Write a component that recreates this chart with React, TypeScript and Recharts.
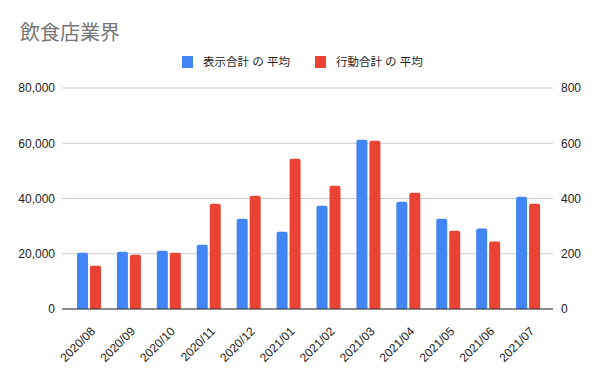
import { BarChart, Bar, XAxis, YAxis, CartesianGrid } from 'recharts';

const months = [
  '2020/08', '2020/09', '2020/10', '2020/11', '2020/12', '2021/01',
  '2021/02', '2021/03', '2021/04', '2021/05', '2021/06', '2021/07',
];
const displayAvg = [20400, 20700, 21100, 23300, 32700, 28000, 37400, 61300, 38800, 32700, 29100, 40600];
const actionAvg = [157, 196, 204, 381, 410, 544, 446, 609, 421, 283, 244, 381];
const leftTicks = [0, 20000, 40000, 60000, 80000];
const rightTicks = [0, 200, 400, 600, 800];

const BLUE = '#4285F4';
const RED = '#EA4335';
const FONT = 'Arial, "Liberation Sans", "Noto Sans CJK JP", sans-serif';

const data = months.map((m, i) => ({ month: m, display: displayAvg[i], action: actionAvg[i] }));

function MonthTick(props: any) {
  const { x, y, payload } = props;
  return (
    <text
      transform={`translate(${x + 7},${y + 15}) rotate(-45)`}
      textAnchor="end"
      fontSize={12}
      fill="#222"
      fontFamily={FONT}
    >
      {payload.value}
    </text>
  );
}

function LegendItem({ color, label, gap }: { color: string; label: string; gap: number }) {
  return (
    <div style={{ display: 'flex', alignItems: 'center', marginRight: gap }}>
      <div style={{ width: 11, height: 12, background: color, marginRight: 10 }} />
      <span style={{ fontSize: 11.5, lineHeight: '14px', color: '#222', fontFamily: FONT }}>{label}</span>
    </div>
  );
}

export default function App() {
  return (
    <div style={{ position: 'absolute', left: 0, top: 0, width: 600, height: 371, background: '#fff' }}>
      <div
        style={{
          position: 'absolute',
          left: 20,
          top: 21,
          fontSize: 20,
          lineHeight: '22px',
          color: '#757575',
          fontFamily: '"Noto Sans CJK JP", sans-serif',
        }}
      >
        飲食店業界
      </div>
      <div style={{ position: 'absolute', left: 182, top: 55, display: 'flex', height: 14 }}>
        <LegendItem color={BLUE} label="表示合計 の 平均" gap={25} />
        <LegendItem color={RED} label="行動合計 の 平均" gap={0} />
      </div>
      <BarChart
        width={600}
        height={371}
        data={data}
        margin={{ top: 88, right: 0, bottom: 7, left: 0 }}
        barSize={11}
        barGap={2}
      >
        <CartesianGrid vertical={false} stroke="#cccccc" yAxisId="left" />
        <XAxis
          dataKey="month"
          tick={<MonthTick />}
          tickLine={false}
          axisLine={{ stroke: '#333333' }}
          height={55}
          interval={0}
          padding={{ left: 7, right: 5 }}
        />
        <YAxis
          yAxisId="left"
          orientation="left"
          domain={[0, 80000]}
          ticks={leftTicks}
          width={62}
          axisLine={false}
          tickLine={false}
          tickMargin={1}
          tick={{ fontSize: 12, fill: '#222', fontFamily: FONT }}
          tickFormatter={(v: number) => v.toLocaleString('en-US')}
        />
        <YAxis
          yAxisId="right"
          orientation="right"
          domain={[0, 800]}
          ticks={rightTicks}
          width={47}
          axisLine={false}
          tickLine={false}
          tick={{ fontSize: 12, fill: '#222', fontFamily: FONT }}
        />
        <Bar dataKey="display" yAxisId="left" fill={BLUE} radius={[2, 2, 0, 0]} isAnimationActive={false} />
        <Bar dataKey="action" yAxisId="right" fill={RED} radius={[2, 2, 0, 0]} isAnimationActive={false} />
      </BarChart>
    </div>
  );
}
________________
Problem description: Return the whole listing, word for word, and leave out every picture.

Response:
Write a component that recreates this chart with React, TypeScript and Recharts.
import { BarChart, Bar, XAxis, YAxis, CartesianGrid } from 'recharts';

const months = [
  '2020/08', '2020/09', '2020/10', '2020/11', '2020/12', '2021/01',
  '2021/02', '2021/03', '2021/04', '2021/05', '2021/06', '2021/07',
];
const displayAvg = [20400, 20700, 21100, 23300, 32700, 28000, 37400, 61300, 38800, 32700, 29100, 40600];
const actionAvg = [157, 196, 204, 381, 410, 544, 446, 609, 421, 283, 244, 381];
const leftTicks = [0, 20000, 40000, 60000, 80000];
const rightTicks = [0, 200, 400, 600, 800];

const BLUE = '#4285F4';
const RED = '#EA4335';
const FONT = 'Arial, "Liberation Sans", "Noto Sans CJK JP", sans-serif';

const data = months.map((m, i) => ({ month: m, display: displayAvg[i], action: actionAvg[i] }));

function MonthTick(props: any) {
  const { x, y, payload } = props;
  return (
    <text
      transform={`translate(${x + 7},${y + 15}) rotate(-45)`}
      textAnchor="end"
      fontSize={12}
      fill="#222"
      fontFamily={FONT}
    >
      {payload.value}
    </text>
  );
}

function LegendItem({ color, label, gap }: { color: string; label: string; gap: number }) {
  return (
    <div style={{ display: 'flex', alignItems: 'center', marginRight: gap }}>
      <div style={{ width: 11, height: 12, background: color, marginRight: 10 }} />
      <span style={{ fontSize: 11.5, lineHeight: '14px', color: '#222', fontFamily: FONT }}>{label}</span>
    </div>
  );
}

export default function App() {
  return (
    <div style={{ position: 'absolute', left: 0, top: 0, width: 600, height: 371, background: '#fff' }}>
      <div
        style={{
          position: 'absolute',
          left: 20,
          top: 21,
          fontSize: 20,
          lineHeight: '22px',
          color: '#757575',
          fontFamily: '"Noto Sans CJK JP", sans-serif',
        }}
      >
        飲食店業界
      </div>
      <div style={{ position: 'absolute', left: 182, top: 55, display: 'flex', height: 14 }}>
        <LegendItem color={BLUE} label="表示合計 の 平均" gap={25} />
        <LegendItem color={RED} label="行動合計 の 平均" gap={0} />
      </div>
      <BarChart
        width={600}
        height={371}
        data={data}
        margin={{ top: 88, right: 0, bottom: 7, left: 0 }}
        barSize={11}
        barGap={2}
      >
        <CartesianGrid vertical={false} stroke="#cccccc" yAxisId="left" />
        <XAxis
          dataKey="month"
          tick={<MonthTick />}
          tickLine={false}
          axisLine={{ stroke: '#333333' }}
          height={55}
          interval={0}
          padding={{ left: 7, right: 5 }}
        />
        <YAxis
          yAxisId="left"
          orientation="left"
          domain={[0, 80000]}
          ticks={leftTicks}
          width={62}
          axisLine={false}
          tickLine={false}
          tickMargin={1}
          tick={{ fontSize: 12, fill: '#222', fontFamily: FONT }}
          tickFormatter={(v: number) => v.toLocaleString('en-US')}
        />
        <YAxis
          yAxisId="right"
          orientation="right"
          domain={[0, 800]}
          ticks={rightTicks}
          width={47}
          axisLine={false}
          tickLine={false}
          tick={{ fontSize: 12, fill: '#222', fontFamily: FONT }}
        />
        <Bar dataKey="display" yAxisId="left" fill={BLUE} radius={[2, 2, 0, 0]} isAnimationActive={false} />
        <Bar dataKey="action" yAxisId="right" fill={RED} radius={[2, 2, 0, 0]} isAnimationActive={false} />
      </BarChart>
    </div>
  );
}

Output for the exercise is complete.